AIM OF THE EXERCISE
Return the material exactly, first line through the line containing "const average = 68;", and nothing more. Pictures stay out.

DATA SHOWN
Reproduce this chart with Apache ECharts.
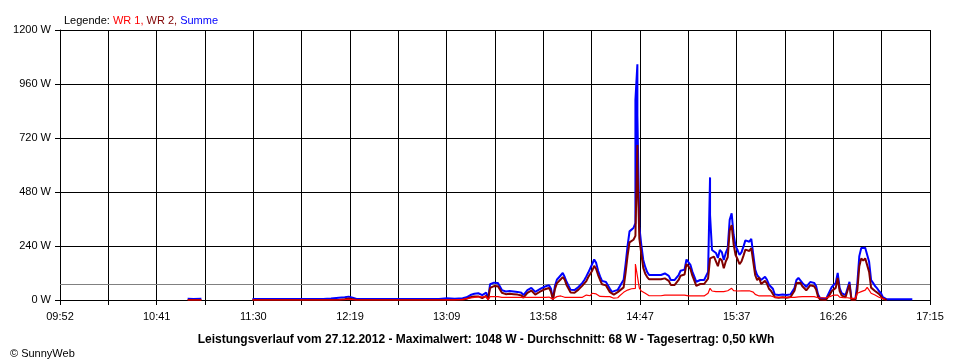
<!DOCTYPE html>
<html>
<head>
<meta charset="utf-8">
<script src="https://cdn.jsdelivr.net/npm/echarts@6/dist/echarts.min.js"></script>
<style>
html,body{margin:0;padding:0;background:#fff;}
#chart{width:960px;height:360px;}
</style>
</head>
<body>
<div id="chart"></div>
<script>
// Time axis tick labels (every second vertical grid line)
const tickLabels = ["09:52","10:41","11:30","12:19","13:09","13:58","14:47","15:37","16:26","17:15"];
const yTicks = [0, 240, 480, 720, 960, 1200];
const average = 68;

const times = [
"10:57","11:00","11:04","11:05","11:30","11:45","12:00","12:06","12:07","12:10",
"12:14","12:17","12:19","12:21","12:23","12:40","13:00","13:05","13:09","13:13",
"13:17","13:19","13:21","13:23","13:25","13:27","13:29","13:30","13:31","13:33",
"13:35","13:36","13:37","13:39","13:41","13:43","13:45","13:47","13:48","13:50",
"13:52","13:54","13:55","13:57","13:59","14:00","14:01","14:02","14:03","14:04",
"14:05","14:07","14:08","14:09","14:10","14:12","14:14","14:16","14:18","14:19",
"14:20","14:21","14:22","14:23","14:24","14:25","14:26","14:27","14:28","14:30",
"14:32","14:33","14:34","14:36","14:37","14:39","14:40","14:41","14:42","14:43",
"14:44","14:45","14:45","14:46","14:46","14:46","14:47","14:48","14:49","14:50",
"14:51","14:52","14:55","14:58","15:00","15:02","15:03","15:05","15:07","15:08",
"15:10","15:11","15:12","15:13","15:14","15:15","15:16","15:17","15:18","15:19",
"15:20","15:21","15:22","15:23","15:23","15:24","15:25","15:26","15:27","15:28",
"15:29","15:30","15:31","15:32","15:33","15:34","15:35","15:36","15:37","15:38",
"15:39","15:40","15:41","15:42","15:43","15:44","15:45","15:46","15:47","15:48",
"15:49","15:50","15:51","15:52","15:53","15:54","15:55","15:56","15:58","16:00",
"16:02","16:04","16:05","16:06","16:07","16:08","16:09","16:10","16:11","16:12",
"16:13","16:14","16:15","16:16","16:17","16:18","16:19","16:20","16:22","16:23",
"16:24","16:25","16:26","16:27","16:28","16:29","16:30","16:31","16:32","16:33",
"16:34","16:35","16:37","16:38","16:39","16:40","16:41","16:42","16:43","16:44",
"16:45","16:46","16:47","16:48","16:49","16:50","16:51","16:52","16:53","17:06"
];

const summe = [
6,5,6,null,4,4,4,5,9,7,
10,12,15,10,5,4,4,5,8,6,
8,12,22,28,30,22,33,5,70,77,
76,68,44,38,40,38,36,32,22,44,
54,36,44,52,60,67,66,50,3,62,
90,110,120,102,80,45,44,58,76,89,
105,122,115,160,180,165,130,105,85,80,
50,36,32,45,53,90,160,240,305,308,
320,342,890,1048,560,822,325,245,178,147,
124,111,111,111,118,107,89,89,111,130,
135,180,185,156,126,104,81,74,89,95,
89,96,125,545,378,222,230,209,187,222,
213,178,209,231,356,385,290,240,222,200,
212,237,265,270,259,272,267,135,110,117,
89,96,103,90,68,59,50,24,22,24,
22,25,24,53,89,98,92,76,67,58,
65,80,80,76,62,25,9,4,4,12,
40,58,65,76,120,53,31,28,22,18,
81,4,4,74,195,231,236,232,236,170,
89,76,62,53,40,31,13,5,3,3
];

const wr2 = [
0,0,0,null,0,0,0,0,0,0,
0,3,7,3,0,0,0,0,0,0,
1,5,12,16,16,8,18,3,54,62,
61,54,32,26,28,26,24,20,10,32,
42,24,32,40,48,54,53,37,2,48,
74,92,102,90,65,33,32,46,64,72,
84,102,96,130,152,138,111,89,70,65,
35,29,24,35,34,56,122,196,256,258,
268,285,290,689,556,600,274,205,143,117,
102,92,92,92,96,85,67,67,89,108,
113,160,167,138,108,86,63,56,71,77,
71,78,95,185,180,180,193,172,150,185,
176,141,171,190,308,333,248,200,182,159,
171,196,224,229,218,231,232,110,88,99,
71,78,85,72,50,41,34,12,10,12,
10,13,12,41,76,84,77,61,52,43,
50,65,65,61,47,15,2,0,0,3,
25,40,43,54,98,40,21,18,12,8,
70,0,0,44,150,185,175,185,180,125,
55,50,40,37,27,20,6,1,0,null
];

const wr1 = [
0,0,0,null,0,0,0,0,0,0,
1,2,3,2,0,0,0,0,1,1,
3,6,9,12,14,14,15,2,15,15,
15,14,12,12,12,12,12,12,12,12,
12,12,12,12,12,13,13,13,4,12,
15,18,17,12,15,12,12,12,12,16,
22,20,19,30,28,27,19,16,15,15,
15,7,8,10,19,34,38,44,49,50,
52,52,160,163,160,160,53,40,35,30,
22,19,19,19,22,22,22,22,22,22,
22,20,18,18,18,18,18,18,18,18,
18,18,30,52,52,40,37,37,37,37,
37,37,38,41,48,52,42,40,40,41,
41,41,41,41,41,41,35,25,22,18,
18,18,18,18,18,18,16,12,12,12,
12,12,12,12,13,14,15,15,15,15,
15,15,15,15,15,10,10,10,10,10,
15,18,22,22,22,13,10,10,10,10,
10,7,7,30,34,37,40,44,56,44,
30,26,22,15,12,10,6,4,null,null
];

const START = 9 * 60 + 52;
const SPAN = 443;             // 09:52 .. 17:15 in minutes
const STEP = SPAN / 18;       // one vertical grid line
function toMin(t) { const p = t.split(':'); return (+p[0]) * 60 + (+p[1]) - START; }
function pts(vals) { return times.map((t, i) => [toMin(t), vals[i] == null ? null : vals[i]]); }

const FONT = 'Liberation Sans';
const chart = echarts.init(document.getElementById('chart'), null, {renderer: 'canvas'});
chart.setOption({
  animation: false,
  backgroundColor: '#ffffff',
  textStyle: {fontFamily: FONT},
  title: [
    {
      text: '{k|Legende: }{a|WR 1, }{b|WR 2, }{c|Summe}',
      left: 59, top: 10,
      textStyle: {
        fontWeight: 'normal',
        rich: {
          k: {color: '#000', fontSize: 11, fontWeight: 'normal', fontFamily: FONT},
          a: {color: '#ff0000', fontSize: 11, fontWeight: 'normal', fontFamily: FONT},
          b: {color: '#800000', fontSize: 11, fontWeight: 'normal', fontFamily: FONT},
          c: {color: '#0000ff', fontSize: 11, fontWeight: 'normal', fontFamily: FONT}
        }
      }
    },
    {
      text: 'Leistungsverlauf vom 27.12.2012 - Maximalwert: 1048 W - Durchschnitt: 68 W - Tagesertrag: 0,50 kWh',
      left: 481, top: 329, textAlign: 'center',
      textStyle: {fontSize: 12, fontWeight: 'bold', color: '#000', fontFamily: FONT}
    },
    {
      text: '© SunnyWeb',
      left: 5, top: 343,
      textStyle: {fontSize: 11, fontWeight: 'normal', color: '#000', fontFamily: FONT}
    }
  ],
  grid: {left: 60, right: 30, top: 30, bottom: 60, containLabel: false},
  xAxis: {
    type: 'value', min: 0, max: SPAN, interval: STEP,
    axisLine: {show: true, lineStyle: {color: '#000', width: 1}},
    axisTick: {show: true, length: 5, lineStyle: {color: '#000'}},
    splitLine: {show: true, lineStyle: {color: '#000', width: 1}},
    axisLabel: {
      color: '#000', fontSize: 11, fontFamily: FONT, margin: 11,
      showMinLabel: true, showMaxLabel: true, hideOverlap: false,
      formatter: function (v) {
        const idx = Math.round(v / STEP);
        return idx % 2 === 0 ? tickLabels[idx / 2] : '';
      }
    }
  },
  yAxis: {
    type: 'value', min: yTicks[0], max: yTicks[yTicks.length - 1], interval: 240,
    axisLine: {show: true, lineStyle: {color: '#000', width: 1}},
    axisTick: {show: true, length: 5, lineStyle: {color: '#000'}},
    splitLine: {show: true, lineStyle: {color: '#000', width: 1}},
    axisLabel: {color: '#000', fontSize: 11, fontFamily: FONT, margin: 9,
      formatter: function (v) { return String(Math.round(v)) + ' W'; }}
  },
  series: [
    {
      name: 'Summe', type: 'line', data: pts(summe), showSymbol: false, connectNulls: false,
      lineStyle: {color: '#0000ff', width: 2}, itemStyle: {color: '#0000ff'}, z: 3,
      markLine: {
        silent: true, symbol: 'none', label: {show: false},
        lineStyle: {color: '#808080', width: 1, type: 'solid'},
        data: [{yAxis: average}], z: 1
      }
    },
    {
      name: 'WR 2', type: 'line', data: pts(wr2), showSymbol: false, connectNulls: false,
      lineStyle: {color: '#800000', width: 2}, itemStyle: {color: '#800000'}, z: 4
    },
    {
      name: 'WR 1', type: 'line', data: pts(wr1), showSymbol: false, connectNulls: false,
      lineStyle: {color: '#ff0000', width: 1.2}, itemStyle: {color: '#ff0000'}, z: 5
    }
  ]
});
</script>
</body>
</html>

TASK RESPONSE
Reproduce this chart with Apache ECharts.
<!DOCTYPE html>
<html>
<head>
<meta charset="utf-8">
<script src="https://cdn.jsdelivr.net/npm/echarts@6/dist/echarts.min.js"></script>
<style>
html,body{margin:0;padding:0;background:#fff;}
#chart{width:960px;height:360px;}
</style>
</head>
<body>
<div id="chart"></div>
<script>
// Time axis tick labels (every second vertical grid line)
const tickLabels = ["09:52","10:41","11:30","12:19","13:09","13:58","14:47","15:37","16:26","17:15"];
const yTicks = [0, 240, 480, 720, 960, 1200];
const average = 68;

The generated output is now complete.